──────── RAW DATA

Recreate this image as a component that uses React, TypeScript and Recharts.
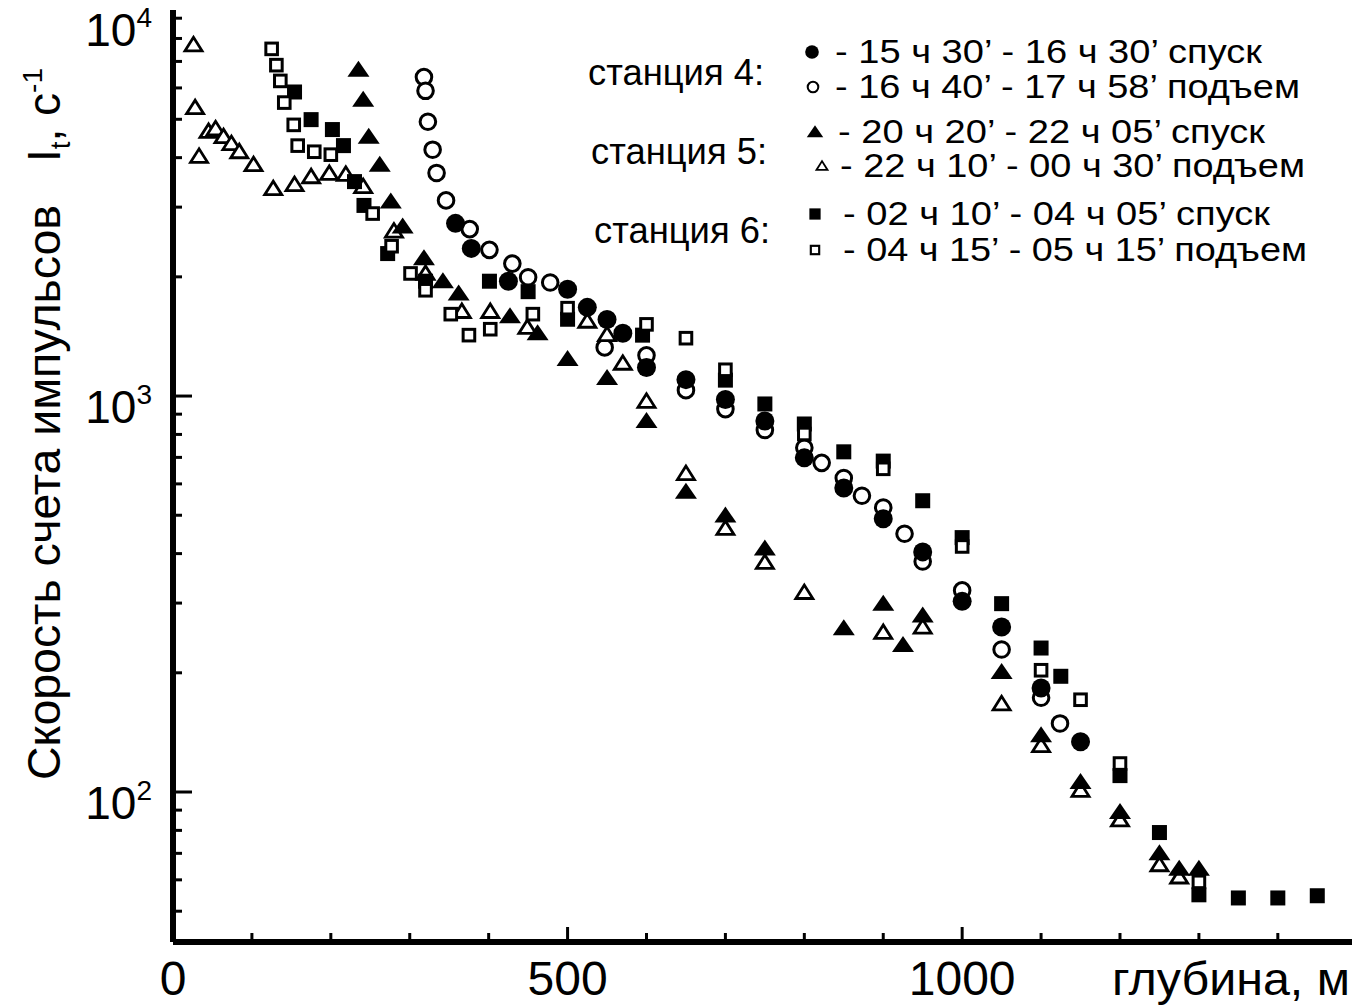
import React from "react";
import { ScatterChart, Scatter, XAxis, YAxis } from "recharts";

// Count rate vs depth, stations 4–6, log y. Open marks = ascent, filled = descent.

const W = 1355;
const H = 1007;
const FONT = '"Liberation Sans", Arial, Helvetica, sans-serif';

// station 4, descent (filled circles)
const st4DownDepth = [358, 378, 425, 500, 525, 550, 570, 600, 650, 700, 750, 800, 850, 900, 950, 1000, 1050, 1100, 1150];
const st4DownRate = [2730, 2360, 1950, 1860, 1675, 1560, 1440, 1180, 1100, 980, 865, 698, 586, 490, 404, 303, 261, 183, 134];

// station 4, ascent (open circles)
const st4UpDepth = [318, 320, 323, 329, 334, 346, 376, 401, 430, 450, 478, 547, 600, 650, 700, 750, 800, 822, 850, 873, 900, 927, 950, 1000, 1050, 1100, 1124];
const st4UpRate = [6390, 5900, 4930, 4190, 3660, 3120, 2640, 2340, 2160, 1995, 1935, 1327, 1267, 1035, 927, 821, 740, 678, 621, 560, 523, 449, 382, 323, 229, 173, 149];

// station 5, descent (filled triangles)
const st5DownDepth = [235, 241, 248, 262, 276, 291, 318, 342, 362, 427, 462, 500, 550, 600, 650, 700, 750, 850, 900, 925, 950, 1050, 1100, 1150, 1200, 1250, 1275, 1300];
const st5DownRate = [6670, 5600, 4520, 3840, 3100, 2680, 2230, 1950, 1815, 1590, 1440, 1240, 1110, 865, 573, 499, 412, 259, 299, 235, 279, 201, 139, 106, 89, 70, 64, 64];

// station 5, ascent (open triangles)
const st5UpDepth = [26, 28, 33, 45, 54, 64, 74, 84, 102, 127, 154, 175, 198, 219, 241, 280, 320, 366, 402, 449, 525, 550, 570, 600, 650, 700, 750, 800, 900, 950, 1050, 1100, 1150, 1200, 1250, 1275];
const st5UpRate = [7710, 5350, 4030, 4660, 4730, 4520, 4340, 4140, 3840, 3340, 3420, 3580, 3650, 3630, 3380, 2610, 2040, 1635, 1635, 1490, 1545, 1430, 1210, 970, 637, 463, 380, 319, 253, 261, 167, 131, 101, 85, 65.5, 61];

// station 6, descent (filled squares)
const st6DownDepth = [154, 175, 202, 216, 230, 242, 272, 320, 401, 450, 500, 595, 700, 750, 800, 850, 900, 950, 1000, 1050, 1100, 1125, 1200, 1250, 1300, 1350, 1400, 1450];
const st6DownRate = [5860, 4990, 4710, 4290, 3480, 3030, 2290, 1950, 1950, 1835, 1563, 1425, 1097, 955, 850, 723, 685, 544, 439, 299, 231, 196, 110, 79, 55, 54, 54, 54.7];

// station 6, ascent (open squares)
const st6UpDepth = [125, 131, 136, 141, 153, 158, 179, 200, 253, 277, 301, 320, 352, 375, 402, 456, 500, 600, 650, 700, 800, 900, 1000, 1100, 1150, 1200, 1300];
const st6UpRate = [7530, 6850, 6250, 5510, 4840, 4290, 4140, 4070, 2890, 2390, 2040, 1850, 1610, 1425, 1475, 1610, 1667, 1517, 1400, 1165, 802, 655, 417, 203, 171, 118, 59.3];

const depthTicks = [0, 100, 200, 300, 400, 500, 600, 700, 800, 900, 1000, 1100, 1200, 1300, 1400];
const rateTicks = [50, 60, 70, 80, 90, 100, 200, 300, 400, 500, 600, 700, 800, 900, 1000, 2000, 3000, 4000, 5000, 6000, 7000, 8000, 9000];
const depthDomain = [0, 1494];
const rateDomain = [41.8, 9440];

const legendRows = [
  { kind: "disc", text: "- 15 ч 30’ - 16 ч 30’ спуск" },
  { kind: "ring", text: "- 16 ч 40’ - 17 ч 58’ подъем" },
  { kind: "tri", text: "- 20 ч 20’ - 22 ч 05’ спуск" },
  { kind: "triOpen", text: "- 22 ч 10’ - 00 ч 30’ подъем" },
  { kind: "sq", text: "- 02 ч 10’ - 04 ч 05’ спуск" },
  { kind: "sqOpen", text: "- 04 ч 15’ - 05 ч 15’ подъем" },
];
const stationLabels = ["станция 4:", "станция 5:", "станция 6:"];

const toPoints = (depth: number[], rate: number[]) => depth.map((d, i) => ({ x: d, y: rate[i] }));

function Marker({ kind, cx, cy, s = 1 }: { kind: string; cx: number; cy: number; s?: number }) {
  if (kind === "disc") return <circle cx={cx} cy={cy} r={9.5 * s} fill="#000" />;
  if (kind === "ring")
    return <circle cx={cx} cy={cy} r={7.8 * s} fill="#fff" stroke="#000" strokeWidth={3 * s} />;
  if (kind === "tri") {
    const w = 11 * s;
    const pts = `${cx},${cy - 9 * s} ${cx - w},${cy + 7 * s} ${cx + w},${cy + 7 * s}`;
    return <polygon points={pts} fill="#000" />;
  }
  if (kind === "triOpen") {
    const w = 8.5 * s;
    const pts = `${cx},${cy - 7.5 * s} ${cx - w},${cy + 6 * s} ${cx + w},${cy + 6 * s}`;
    return <polygon points={pts} fill="#fff" stroke="#000" strokeWidth={2.8 * s} />;
  }
  if (kind === "sq") {
    const h = 7.5 * s;
    return <rect x={cx - h} y={cy - h} width={2 * h} height={2 * h} fill="#000" />;
  }
  const h = 5.8 * s;
  return <rect x={cx - h} y={cy - h} width={2 * h} height={2 * h} fill="#fff" stroke="#000" strokeWidth={3 * s} />;
}

const shapeOf = (kind: string) => (p: any) => <Marker kind={kind} cx={p.cx} cy={p.cy} />;

function BottomTick({ x, y, payload }: any) {
  const v = payload.value;
  const major = v % 500 === 0;
  return (
    <g>
      <line x1={x} x2={x} y1={y} y2={y - (major ? 15 : 9)} stroke="#000" strokeWidth={3} />
      {major && (
        <text x={x} y={y + 53} textAnchor="middle" fontSize={48} fontFamily={FONT} fill="#000">
          {v}
        </text>
      )}
    </g>
  );
}

function TopTick({ x, y }: any) {
  return <line x1={x} x2={x} y1={y} y2={y + 8} stroke="#000" strokeWidth={3} />;
}

function LeftTick({ x, y, payload }: any) {
  const v = payload.value;
  const e = Math.round(Math.log10(v));
  const major = Math.abs(Math.pow(10, e) - v) < 1e-6;
  return (
    <g>
      <line x1={x} x2={x + (major ? 19 : 9)} y1={y} y2={y} stroke="#000" strokeWidth={3} />
      {major && (
        <text x={x - 21} y={y + 27} textAnchor="end" fontFamily={FONT} fill="#000">
          <tspan fontSize={46}>10</tspan>
          <tspan fontSize={28} dy={-19}>{e}</tspan>
        </text>
      )}
    </g>
  );
}

function RightTick({ x, y }: any) {
  return <line x1={x} x2={x - 6} y1={y} y2={y} stroke="#000" strokeWidth={3} />;
}

function Overlay() {
  return (
    <svg width={W} height={H} style={{ position: "absolute", left: 0, top: 0, pointerEvents: "none" }}>
      <g fontFamily={FONT} fill="#000">
        {/* y title */}
        <text transform="rotate(-90)" x={-780} y={60} fontSize={46}>
          <tspan textLength={575} lengthAdjust="spacingAndGlyphs">Скорость счета импульсов</tspan>
          <tspan x={-162}>I</tspan>
          <tspan fontSize={28} dy={10}>t</tspan>
          <tspan dy={-10}>, с</tspan>
          <tspan fontSize={28} dy={-18}>-1</tspan>
        </text>
        {/* top decade label */}
        <text x={152} y={46} textAnchor="end">
          <tspan fontSize={46}>10</tspan>
          <tspan fontSize={28} dy={-19}>4</tspan>
        </text>
        <text x={1112} y={995} fontSize={46} textLength={238} lengthAdjust="spacingAndGlyphs">
          глубина, м
        </text>

        {/* legend */}
        {stationLabels.map((t, i) => (
          <text key={t} x={588 + i * 3} y={85 + i * 79} fontSize={36} textLength={176} lengthAdjust="spacingAndGlyphs">
            {t}
          </text>
        ))}
        {legendRows.map((r, i) => {
          const base = [63, 98, 143, 177, 225, 261][i];
          const mx = [812, 813, 815, 822, 815, 815][i];
          const scale = [0.72, 0.68, 0.75, 0.65, 0.75, 0.72][i];
          const tx = [835, 835, 838, 840, 843, 843][i];
          const tw = [427, 465, 427, 465, 427, 464][i];
          return (
            <g key={r.text}>
              <Marker kind={r.kind} cx={mx} cy={base - 11} s={scale} />
              <text x={tx} y={base} fontSize={33} textLength={tw} lengthAdjust="spacingAndGlyphs">
                {r.text}
              </text>
            </g>
          );
        })}
      </g>
    </svg>
  );
}

export default function App() {
  return (
    <div style={{ position: "absolute", left: 0, top: 0, width: W, height: H, background: "#fff" }}>
      <ScatterChart width={W} height={H} margin={{ top: 10, right: 3, bottom: 0, left: 0 }}>
        <XAxis
          type="number" dataKey="x" domain={depthDomain} ticks={depthTicks} interval={0}
          allowDataOverflow height={65} tickSize={0} tickMargin={0} tickLine={false}
          axisLine={{ stroke: "#000", strokeWidth: 6 }} tick={<BottomTick />}
        />
        <XAxis
          xAxisId="top" orientation="top" type="number" domain={depthDomain} ticks={depthTicks}
          interval={0} allowDataOverflow height={0} tickSize={0} tickMargin={0} tickLine={false}
          axisLine={{ stroke: "#000", strokeWidth: 4 }} tick={<TopTick />}
        />
        <YAxis
          type="number" dataKey="y" scale="log" domain={rateDomain} ticks={rateTicks} interval={0}
          allowDataOverflow width={173} tickSize={0} tickMargin={0} tickLine={false}
          axisLine={{ stroke: "#000", strokeWidth: 6 }} tick={<LeftTick />}
        />
        <YAxis
          yAxisId="right" orientation="right" type="number" scale="log" domain={rateDomain}
          ticks={rateTicks} interval={0} allowDataOverflow width={0} tickSize={0} tickMargin={0}
          tickLine={false} axisLine={{ stroke: "#000", strokeWidth: 2 }} tick={<RightTick />}
        />

        <Scatter data={toPoints(st4UpDepth, st4UpRate)} shape={shapeOf("ring")} isAnimationActive={false} />
        <Scatter data={toPoints(st5UpDepth, st5UpRate)} shape={shapeOf("triOpen")} isAnimationActive={false} />
        <Scatter data={toPoints(st6DownDepth, st6DownRate)} shape={shapeOf("sq")} isAnimationActive={false} />
        <Scatter data={toPoints(st6UpDepth, st6UpRate)} shape={shapeOf("sqOpen")} isAnimationActive={false} />
        <Scatter data={toPoints(st4DownDepth, st4DownRate)} shape={shapeOf("disc")} isAnimationActive={false} />
        <Scatter data={toPoints(st5DownDepth, st5DownRate)} shape={shapeOf("tri")} isAnimationActive={false} />
      </ScatterChart>
      <Overlay />
    </div>
  );
}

────────────────

### AIM
Compute the number of lines above that contain the string "React". Reply with that value only.

### RESULT FOR THIS TASK
2